Par Colette Braeckman

Martin Fayulu est persuadé d’avoir gagné la présidentielle dans les urnes. Et il a décidé de saisir la Cour constitutionnelle. C’est le bras de fer à Kinshasa: Martin Fayulu, candidat de l’opposition donné perdant, revendique la victoire. Il contre-attaque en justice.

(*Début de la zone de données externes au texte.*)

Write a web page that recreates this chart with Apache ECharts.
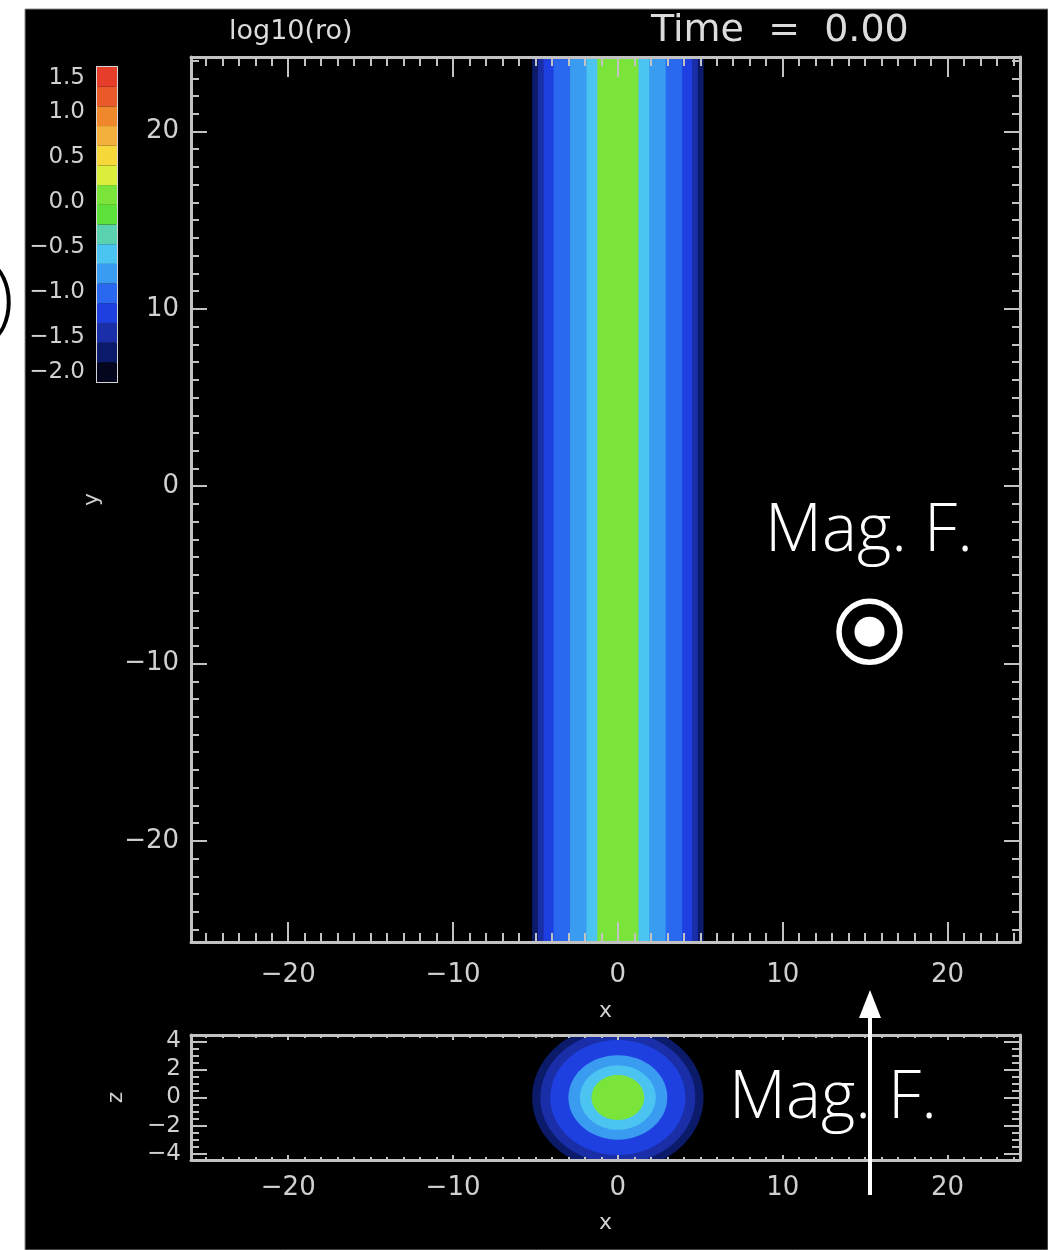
<!DOCTYPE html>
<html>
<head>
<meta charset="utf-8">
<script src="https://cdn.jsdelivr.net/npm/echarts@6/dist/echarts.min.js"></script>
<style>
  html, body { margin: 0; padding: 0; background: #ffffff; }
  #chart { width: 1048px; height: 1250px; }
</style>
</head>
<body>
<div id="chart"></div>
<script>
// Density tube across x in the x-y plane: outer |x| of each band and its log10(ro)
const bandRadius = [5.2, 4.85, 4.5, 3.9, 2.9, 1.9, 1.25];
const bandLogRho = [-1.7, -1.45, -1.25, -1.0, -0.8, -0.55, 0.0];

// Same tube cut in the x-z plane: outer radius of each ring and its log10(ro)
const sliceRadius = [5.2, 4.7, 4.1, 3.0, 2.3, 1.6];
const sliceLogRho = [-1.7, -1.45, -1.2, -0.8, -0.55, 0.0];

// Colour table for log10(ro), from the lowest level upwards
const cbMin = -2.0;
const cbMax = 1.5;
const cbColors = [
  '#03061c', '#0c1a6a', '#1a2ea8', '#1f40e0', '#2a68f0', '#3a9cf0', '#4cc4f2', '#5ad2b0',
  '#5ee03a', '#7ae43a', '#dcee3c', '#f6d83a', '#f4b03c', '#ef882c', '#e85a2a', '#e63e2a'
];
const cbStep = (cbMax - cbMin) / cbColors.length;

// Axis extents and tick labels
const xRange = [-25.9, 24.4];
const yRange = [-25.7, 24.2];
const zRange = [-4.45, 4.45];
const xMajor = [-20, -10, 0, 10, 20];
const yMajor = [-20, -10, 0, 10, 20];
const zMajor = [-4, -2, 0, 2, 4];

function minorTicks(range, step, majors) {
  const out = [];
  for (let v = Math.ceil(range[0] / step) * step; v <= range[1] + 1e-9; v += step) {
    const r = Math.round(v * 100) / 100;
    if (!majors.includes(r)) out.push(r);
  }
  return out;
}
const xMinor = minorTicks(xRange, 1, xMajor);
const yMinor = minorTicks(yRange, 1, yMajor);
const zMinor = minorTicks(zRange, 0.5, zMajor);

const LINE = '#c2c2c2';
const TXT = '#d0d0d0';
const FONT = '"DejaVu Sans", sans-serif';
const minus = s => String(s).replace('-', '\u2212');

function axis(gridIndex, position, range, ticks, len, withLine, label, extra) {
  return Object.assign({
    type: 'value',
    gridIndex: gridIndex,
    position: position,
    min: range[0],
    max: range[1],
    z: 10,
    axisLine: { show: withLine, onZero: false, lineStyle: { color: LINE, width: 3 } },
    axisTick: { show: true, inside: true, length: len, customValues: ticks,
                lineStyle: { color: LINE, width: 2 } },
    axisLabel: label
      ? Object.assign({ show: true, customValues: ticks, color: TXT, fontFamily: FONT,
                        formatter: v => minus(v) }, label)
      : { show: false },
    splitLine: { show: false }
  }, extra || {});
}

const nameStyle = { color: TXT, fontSize: 22, fontFamily: FONT };

const xAxes = [
  // main panel
  axis(0, 'bottom', xRange, xMajor, 20, true, { fontSize: 26, margin: 20 },
       { name: 'x', nameLocation: 'middle', nameGap: 58, nameTextStyle: nameStyle }),
  axis(0, 'bottom', xRange, xMinor, 9, false, null),
  axis(0, 'top', xRange, xMajor, 20, true, null),
  axis(0, 'top', xRange, xMinor, 9, false, null),
  // x-z slice
  axis(1, 'bottom', xRange, xMajor, 5, true, { fontSize: 26, margin: 15 },
       { name: 'x', nameLocation: 'middle', nameGap: 52, nameTextStyle: nameStyle }),
  axis(1, 'bottom', xRange, xMinor, 3, false, null),
  axis(1, 'top', xRange, xMajor, 5, true, null),
  axis(1, 'top', xRange, xMinor, 3, false, null),
  // colour bar
  { type: 'value', gridIndex: 2, min: 0, max: 1, show: false }
];

const yAxes = [
  axis(0, 'left', yRange, yMajor, 16, true, { fontSize: 26, margin: 12 },
       { name: 'y', nameLocation: 'middle', nameGap: 88, nameTextStyle: nameStyle }),
  axis(0, 'left', yRange, yMinor, 8, false, null),
  axis(0, 'right', yRange, yMajor, 16, true, null),
  axis(0, 'right', yRange, yMinor, 8, false, null),
  axis(1, 'left', zRange, zMajor, 16, true, { fontSize: 23, margin: 10 },
       { name: 'z', nameLocation: 'middle', nameGap: 64, nameTextStyle: nameStyle }),
  axis(1, 'left', zRange, zMinor, 8, false, null),
  axis(1, 'right', zRange, zMajor, 16, true, null),
  axis(1, 'right', zRange, zMinor, 8, false, null),
  {
    type: 'value', gridIndex: 2, position: 'left', min: cbMin, max: cbMax, interval: 0.5,
    axisLine: { show: false }, axisTick: { show: false }, splitLine: { show: false },
    axisLabel: {
      color: TXT, fontSize: 23, fontFamily: FONT, margin: 12,
      formatter: v => {
        const s = minus(v.toFixed(1));
        if (v === cbMin) return '{lo|' + s + '}';
        if (v === cbMax) return '{hi|' + s + '}';
        return s;
      },
      rich: {
        lo: { color: TXT, fontSize: 23, fontFamily: FONT, padding: [0, 0, 20, 0] },
        hi: { color: TXT, fontSize: 23, fontFamily: FONT, padding: [22, 0, 0, 0] }
      }
    }
  }
];

const option = {
  animation: false,
  backgroundColor: '#ffffff',
  title: [
    { text: 'log10(ro)', left: 229, top: 18, padding: 0,
      textStyle: { color: '#dcdcdc', fontSize: 27, fontWeight: 'normal', fontFamily: FONT } },
    { text: 'Time  =  0.00', left: 651, top: 12, padding: 0,
      textStyle: { color: '#dcdcdc', fontSize: 38, fontWeight: 'normal', fontFamily: FONT } }
  ],
  grid: [
    { left: 191, top: 57, width: 829, height: 885 },
    { left: 191, top: 1035, width: 829, height: 125 },
    { left: 97, top: 67, width: 20, height: 315, show: true,
      borderColor: '#d4d4d4', borderWidth: 2, backgroundColor: 'transparent' }
  ],
  xAxis: xAxes,
  yAxis: yAxes,
  visualMap: {
    type: 'piecewise', show: false, dimension: 0, seriesIndex: [0, 1, 2],
    pieces: cbColors.map((c, i) => i === cbColors.length - 1
      ? { gte: cbMin + i * cbStep, lte: cbMax, color: c }
      : { gte: cbMin + i * cbStep, lt: cbMin + (i + 1) * cbStep, color: c })
  },
  series: [
    {
      // x-y plane: the tube is uniform along y
      type: 'custom', xAxisIndex: 0, yAxisIndex: 0, clip: true,
      data: bandLogRho.map((v, i) => [v, bandRadius[i]]),
      renderItem: (params, api) => {
        const r = api.value(1);
        const p0 = api.coord([-r, yRange[1]]);
        const p1 = api.coord([r, yRange[0]]);
        return { type: 'rect',
          shape: { x: p0[0], y: p0[1], width: p1[0] - p0[0], height: p1[1] - p0[1] },
          style: { fill: api.visual('color') } };
      }
    },
    {
      // x-z slice through the tube
      type: 'custom', xAxisIndex: 4, yAxisIndex: 4, clip: true,
      data: sliceLogRho.map((v, i) => [v, sliceRadius[i]]),
      renderItem: (params, api) => {
        const r = api.value(1);
        const c = api.coord([0, 0]);
        const s = api.size([r, r]);
        return { type: 'ellipse',
          shape: { cx: c[0], cy: c[1], rx: s[0], ry: s[1] },
          style: { fill: api.visual('color') } };
      }
    },
    {
      // colour bar
      type: 'custom', xAxisIndex: 8, yAxisIndex: 8,
      data: cbColors.map((c, i) => [cbMin + i * cbStep, 0]),
      renderItem: (params, api) => {
        const v = api.value(0);
        const p0 = api.coord([0, v + cbStep]);
        const p1 = api.coord([1, v]);
        return { type: 'rect',
          shape: { x: p0[0], y: p0[1], width: p1[0] - p0[0], height: p1[1] - p0[1] },
          style: { fill: api.visual('color') } };
      }
    }
  ],
  graphic: [
    { type: 'rect', z: -10, silent: true,
      shape: { x: 25, y: 9, width: 1023, height: 1241 },
      style: { fill: '#000000', stroke: '#8a8a8a', lineWidth: 1 } },
    { type: 'text', z: 100, silent: true,
      style: { text: ')', x: 14, y: 301, textAlign: 'right', textVerticalAlign: 'middle',
               font: '300 80px "Open Sans", sans-serif', fill: '#000000' } },
    { type: 'text', z: 100, silent: true,
      style: { text: 'Mag. F.', x: 869, y: 532, textAlign: 'center', textVerticalAlign: 'middle',
               font: '300 66px "Open Sans", sans-serif', fill: '#ffffff' } },
    { type: 'circle', z: 100, silent: true,
      shape: { cx: 869.5, cy: 631.7, r: 30.5 },
      style: { fill: 'none', stroke: '#ffffff', lineWidth: 5.5 } },
    { type: 'circle', z: 100, silent: true,
      shape: { cx: 869.5, cy: 631.7, r: 15 },
      style: { fill: '#ffffff' } },
    { type: 'text', z: 100, silent: true,
      style: { text: 'Mag. F.', x: 833, y: 1099, textAlign: 'center', textVerticalAlign: 'middle',
               font: '300 66px "Open Sans", sans-serif', fill: '#ffffff' } },
    { type: 'line', z: 101, silent: true,
      shape: { x1: 870, y1: 1195, x2: 870, y2: 1012 },
      style: { stroke: '#ffffff', lineWidth: 4 } },
    { type: 'polygon', z: 101, silent: true,
      shape: { points: [[870, 990], [859, 1018], [881, 1018]] },
      style: { fill: '#ffffff' } }
  ]
};

const chart = echarts.init(document.getElementById('chart'), null, { renderer: 'canvas' });
chart.setOption(option);
</script>
</body>
</html>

L’Eglise en appelle à l’ONU pour faire publier   les procès-verbaux du scrutin.

Martin Fayulu réunit ses partisans et met en question les résultats

A Kinshasa, une proclamation chasse l’autre. Alors que Martin Fayulu conteste la victoire de Félix Tshisekedi et se prépare à saisir la Cour constitutionnelle, en s’appuyant sur des sacs entiers de procès-verbaux recueillis dans les bureaux de vote, l’attention de la classe politique et de l’opinion est déjà requise par d’autres enjeux.

D’un moment à l’autre en effet, la Céni compte annoncer le résultat des élections législatives, qui redistribueront les cartes à l’Assemblée nationale et apporteront peut-être un peu de baume au cœur des grands perdants que sont les membres de la coalition du Front commun pour le Congo. Il semble déjà que la majorité des députés sera issue des grands partis, la majorité présidentielle mais aussi l’UDPS, la formation de Félix Tshisekedi et l’UNC (Union nationale pour le Congo), le parti de son coéquipier Vital Kamerhe tandis que le parti MLC (Mouvement pour la libération du Congo) de Jean-Pierre Bemba s’en sortira très honorablement. Les formations membres de Cach (coalition pour le changement), qui soutiennent Félix Tshisekedi, ne cessent de rappeler que Martin Fayulu, même s’il revendique une – probable – victoire au scrutin présidentiel, ne peut s’appuyer sur un parti important et qu’il ne dispose donc pas de réelle base opérationnelle ni de relais au sein des forces armées et de sécurité, qui demeurent fidèles au président Kabila…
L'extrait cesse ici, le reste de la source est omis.